**Written task:** Write out all of the records precisely. Skip anything that is a picture.

(Some records)
[Begin]
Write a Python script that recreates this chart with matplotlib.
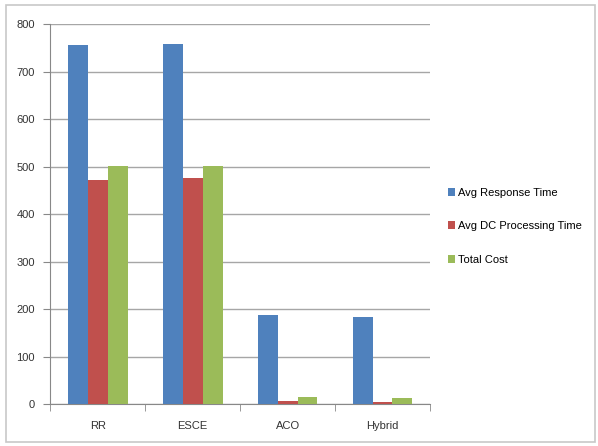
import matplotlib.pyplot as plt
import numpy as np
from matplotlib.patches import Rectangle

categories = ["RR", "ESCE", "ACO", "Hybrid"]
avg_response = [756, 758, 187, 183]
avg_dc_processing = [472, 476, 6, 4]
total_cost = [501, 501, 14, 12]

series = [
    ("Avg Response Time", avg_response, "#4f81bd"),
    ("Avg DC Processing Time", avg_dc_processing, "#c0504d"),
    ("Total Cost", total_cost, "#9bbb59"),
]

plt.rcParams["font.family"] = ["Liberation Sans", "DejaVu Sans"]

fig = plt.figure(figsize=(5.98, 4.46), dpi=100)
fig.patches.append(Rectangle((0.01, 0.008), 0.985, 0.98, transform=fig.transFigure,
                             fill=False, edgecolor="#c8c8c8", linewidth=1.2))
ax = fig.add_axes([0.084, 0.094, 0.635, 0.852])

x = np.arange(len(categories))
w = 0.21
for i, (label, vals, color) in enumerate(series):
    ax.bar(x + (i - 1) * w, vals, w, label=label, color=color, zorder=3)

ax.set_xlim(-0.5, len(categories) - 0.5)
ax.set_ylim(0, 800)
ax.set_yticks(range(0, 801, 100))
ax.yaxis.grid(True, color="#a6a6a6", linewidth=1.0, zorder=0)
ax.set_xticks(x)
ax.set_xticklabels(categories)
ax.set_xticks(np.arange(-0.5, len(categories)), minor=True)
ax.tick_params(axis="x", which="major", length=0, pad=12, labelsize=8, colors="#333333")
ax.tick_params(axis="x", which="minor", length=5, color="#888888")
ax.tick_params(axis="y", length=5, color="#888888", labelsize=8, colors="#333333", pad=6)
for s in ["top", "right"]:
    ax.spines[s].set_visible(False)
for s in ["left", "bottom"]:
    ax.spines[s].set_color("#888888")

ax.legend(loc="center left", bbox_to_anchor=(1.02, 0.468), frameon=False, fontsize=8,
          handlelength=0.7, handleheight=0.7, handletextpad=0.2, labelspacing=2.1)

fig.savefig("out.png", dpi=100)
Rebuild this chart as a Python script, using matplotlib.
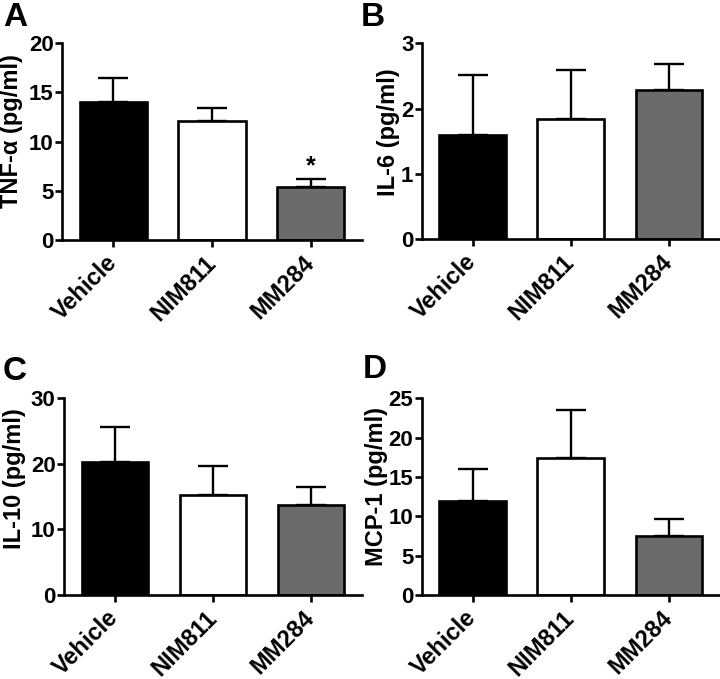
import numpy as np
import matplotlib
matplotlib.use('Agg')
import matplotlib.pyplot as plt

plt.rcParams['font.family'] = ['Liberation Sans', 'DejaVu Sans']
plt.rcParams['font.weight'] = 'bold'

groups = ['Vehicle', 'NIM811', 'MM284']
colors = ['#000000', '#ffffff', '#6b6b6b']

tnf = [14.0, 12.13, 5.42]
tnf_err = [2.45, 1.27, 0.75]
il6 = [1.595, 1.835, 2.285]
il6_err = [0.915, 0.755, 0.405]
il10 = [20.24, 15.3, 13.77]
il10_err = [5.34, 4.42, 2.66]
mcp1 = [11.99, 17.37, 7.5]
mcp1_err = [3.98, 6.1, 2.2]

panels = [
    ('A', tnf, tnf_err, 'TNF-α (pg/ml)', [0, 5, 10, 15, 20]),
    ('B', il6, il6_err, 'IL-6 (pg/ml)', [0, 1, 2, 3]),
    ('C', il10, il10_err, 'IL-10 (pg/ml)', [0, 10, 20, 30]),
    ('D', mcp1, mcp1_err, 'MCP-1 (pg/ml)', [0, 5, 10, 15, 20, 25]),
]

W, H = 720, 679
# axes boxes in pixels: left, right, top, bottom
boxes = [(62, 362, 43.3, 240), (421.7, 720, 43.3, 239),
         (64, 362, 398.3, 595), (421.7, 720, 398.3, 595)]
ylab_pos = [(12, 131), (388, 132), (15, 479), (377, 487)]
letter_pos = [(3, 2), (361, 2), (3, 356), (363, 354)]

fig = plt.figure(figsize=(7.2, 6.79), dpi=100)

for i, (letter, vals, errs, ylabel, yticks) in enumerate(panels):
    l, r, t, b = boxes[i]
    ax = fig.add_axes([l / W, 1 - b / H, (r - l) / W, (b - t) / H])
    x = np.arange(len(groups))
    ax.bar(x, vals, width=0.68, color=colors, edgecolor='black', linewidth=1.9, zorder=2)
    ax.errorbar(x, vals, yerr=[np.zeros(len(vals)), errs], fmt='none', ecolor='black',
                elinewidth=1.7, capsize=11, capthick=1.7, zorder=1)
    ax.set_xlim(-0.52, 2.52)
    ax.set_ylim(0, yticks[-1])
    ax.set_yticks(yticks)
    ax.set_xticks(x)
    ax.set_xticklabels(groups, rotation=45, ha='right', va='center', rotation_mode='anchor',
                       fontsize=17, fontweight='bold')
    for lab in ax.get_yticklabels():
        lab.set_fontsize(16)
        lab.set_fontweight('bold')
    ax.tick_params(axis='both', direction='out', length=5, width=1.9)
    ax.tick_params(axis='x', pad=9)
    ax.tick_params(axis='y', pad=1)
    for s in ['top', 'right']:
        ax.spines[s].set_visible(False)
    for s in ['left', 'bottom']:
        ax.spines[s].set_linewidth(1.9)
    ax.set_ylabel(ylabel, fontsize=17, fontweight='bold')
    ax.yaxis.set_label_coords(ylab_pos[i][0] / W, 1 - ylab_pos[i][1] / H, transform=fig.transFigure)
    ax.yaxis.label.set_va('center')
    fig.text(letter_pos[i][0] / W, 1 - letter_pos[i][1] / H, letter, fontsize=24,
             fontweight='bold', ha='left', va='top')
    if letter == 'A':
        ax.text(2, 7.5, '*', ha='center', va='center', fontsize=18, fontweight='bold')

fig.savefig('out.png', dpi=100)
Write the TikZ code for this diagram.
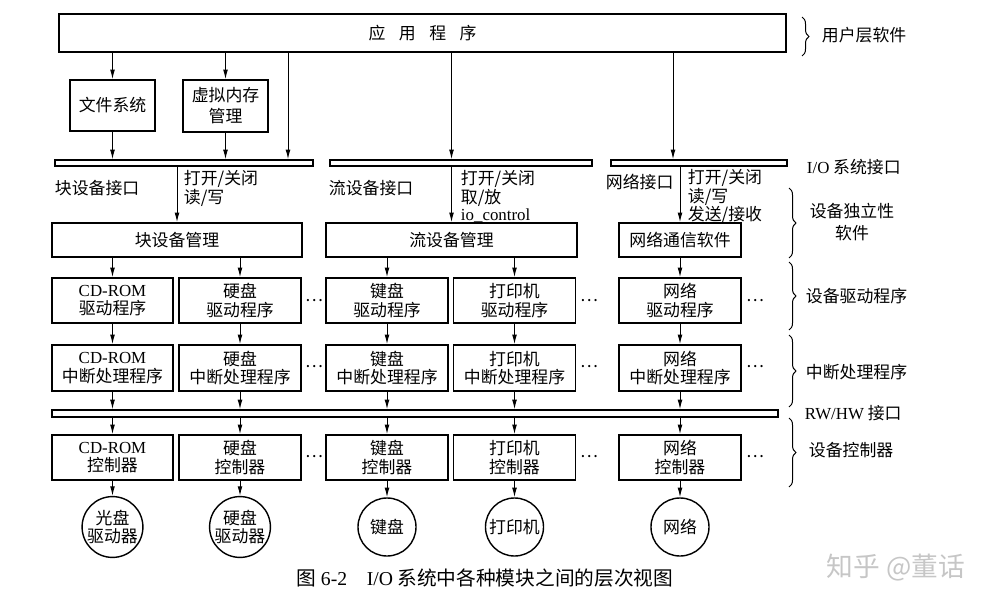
[End]
**Answer to this exercise:**
Write a Python script that recreates this chart with matplotlib.
import matplotlib.pyplot as plt
import numpy as np
from matplotlib.patches import Rectangle

categories = ["RR", "ESCE", "ACO", "Hybrid"]
avg_response = [756, 758, 187, 183]
avg_dc_processing = [472, 476, 6, 4]
total_cost = [501, 501, 14, 12]

series = [
    ("Avg Response Time", avg_response, "#4f81bd"),
    ("Avg DC Processing Time", avg_dc_processing, "#c0504d"),
    ("Total Cost", total_cost, "#9bbb59"),
]

plt.rcParams["font.family"] = ["Liberation Sans", "DejaVu Sans"]

fig = plt.figure(figsize=(5.98, 4.46), dpi=100)
fig.patches.append(Rectangle((0.01, 0.008), 0.985, 0.98, transform=fig.transFigure,
                             fill=False, edgecolor="#c8c8c8", linewidth=1.2))
ax = fig.add_axes([0.084, 0.094, 0.635, 0.852])

x = np.arange(len(categories))
w = 0.21
for i, (label, vals, color) in enumerate(series):
    ax.bar(x + (i - 1) * w, vals, w, label=label, color=color, zorder=3)

ax.set_xlim(-0.5, len(categories) - 0.5)
ax.set_ylim(0, 800)
ax.set_yticks(range(0, 801, 100))
ax.yaxis.grid(True, color="#a6a6a6", linewidth=1.0, zorder=0)
ax.set_xticks(x)
ax.set_xticklabels(categories)
ax.set_xticks(np.arange(-0.5, len(categories)), minor=True)
ax.tick_params(axis="x", which="major", length=0, pad=12, labelsize=8, colors="#333333")
ax.tick_params(axis="x", which="minor", length=5, color="#888888")
ax.tick_params(axis="y", length=5, color="#888888", labelsize=8, colors="#333333", pad=6)
for s in ["top", "right"]:
    ax.spines[s].set_visible(False)
for s in ["left", "bottom"]:
    ax.spines[s].set_color("#888888")

ax.legend(loc="center left", bbox_to_anchor=(1.02, 0.468), frameon=False, fontsize=8,
          handlelength=0.7, handleheight=0.7, handletextpad=0.2, labelspacing=2.1)

fig.savefig("out.png", dpi=100)
Rebuild this chart as a Python script, using matplotlib.
import numpy as np
import matplotlib
matplotlib.use('Agg')
import matplotlib.pyplot as plt

plt.rcParams['font.family'] = ['Liberation Sans', 'DejaVu Sans']
plt.rcParams['font.weight'] = 'bold'

groups = ['Vehicle', 'NIM811', 'MM284']
colors = ['#000000', '#ffffff', '#6b6b6b']

tnf = [14.0, 12.13, 5.42]
tnf_err = [2.45, 1.27, 0.75]
il6 = [1.595, 1.835, 2.285]
il6_err = [0.915, 0.755, 0.405]
il10 = [20.24, 15.3, 13.77]
il10_err = [5.34, 4.42, 2.66]
mcp1 = [11.99, 17.37, 7.5]
mcp1_err = [3.98, 6.1, 2.2]

panels = [
    ('A', tnf, tnf_err, 'TNF-α (pg/ml)', [0, 5, 10, 15, 20]),
    ('B', il6, il6_err, 'IL-6 (pg/ml)', [0, 1, 2, 3]),
    ('C', il10, il10_err, 'IL-10 (pg/ml)', [0, 10, 20, 30]),
    ('D', mcp1, mcp1_err, 'MCP-1 (pg/ml)', [0, 5, 10, 15, 20, 25]),
]

W, H = 720, 679
# axes boxes in pixels: left, right, top, bottom
boxes = [(62, 362, 43.3, 240), (421.7, 720, 43.3, 239),
         (64, 362, 398.3, 595), (421.7, 720, 398.3, 595)]
ylab_pos = [(12, 131), (388, 132), (15, 479), (377, 487)]
letter_pos = [(3, 2), (361, 2), (3, 356), (363, 354)]

fig = plt.figure(figsize=(7.2, 6.79), dpi=100)

for i, (letter, vals, errs, ylabel, yticks) in enumerate(panels):
    l, r, t, b = boxes[i]
    ax = fig.add_axes([l / W, 1 - b / H, (r - l) / W, (b - t) / H])
    x = np.arange(len(groups))
    ax.bar(x, vals, width=0.68, color=colors, edgecolor='black', linewidth=1.9, zorder=2)
    ax.errorbar(x, vals, yerr=[np.zeros(len(vals)), errs], fmt='none', ecolor='black',
                elinewidth=1.7, capsize=11, capthick=1.7, zorder=1)
    ax.set_xlim(-0.52, 2.52)
    ax.set_ylim(0, yticks[-1])
    ax.set_yticks(yticks)
    ax.set_xticks(x)
    ax.set_xticklabels(groups, rotation=45, ha='right', va='center', rotation_mode='anchor',
                       fontsize=17, fontweight='bold')
    for lab in ax.get_yticklabels():
        lab.set_fontsize(16)
        lab.set_fontweight('bold')
    ax.tick_params(axis='both', direction='out', length=5, width=1.9)
    ax.tick_params(axis='x', pad=9)
    ax.tick_params(axis='y', pad=1)
    for s in ['top', 'right']:
        ax.spines[s].set_visible(False)
    for s in ['left', 'bottom']:
        ax.spines[s].set_linewidth(1.9)
    ax.set_ylabel(ylabel, fontsize=17, fontweight='bold')
    ax.yaxis.set_label_coords(ylab_pos[i][0] / W, 1 - ylab_pos[i][1] / H, transform=fig.transFigure)
    ax.yaxis.label.set_va('center')
    fig.text(letter_pos[i][0] / W, 1 - letter_pos[i][1] / H, letter, fontsize=24,
             fontweight='bold', ha='left', va='top')
    if letter == 'A':
        ax.text(2, 7.5, '*', ha='center', va='center', fontsize=18, fontweight='bold')

fig.savefig('out.png', dpi=100)
Write the TikZ code for this diagram.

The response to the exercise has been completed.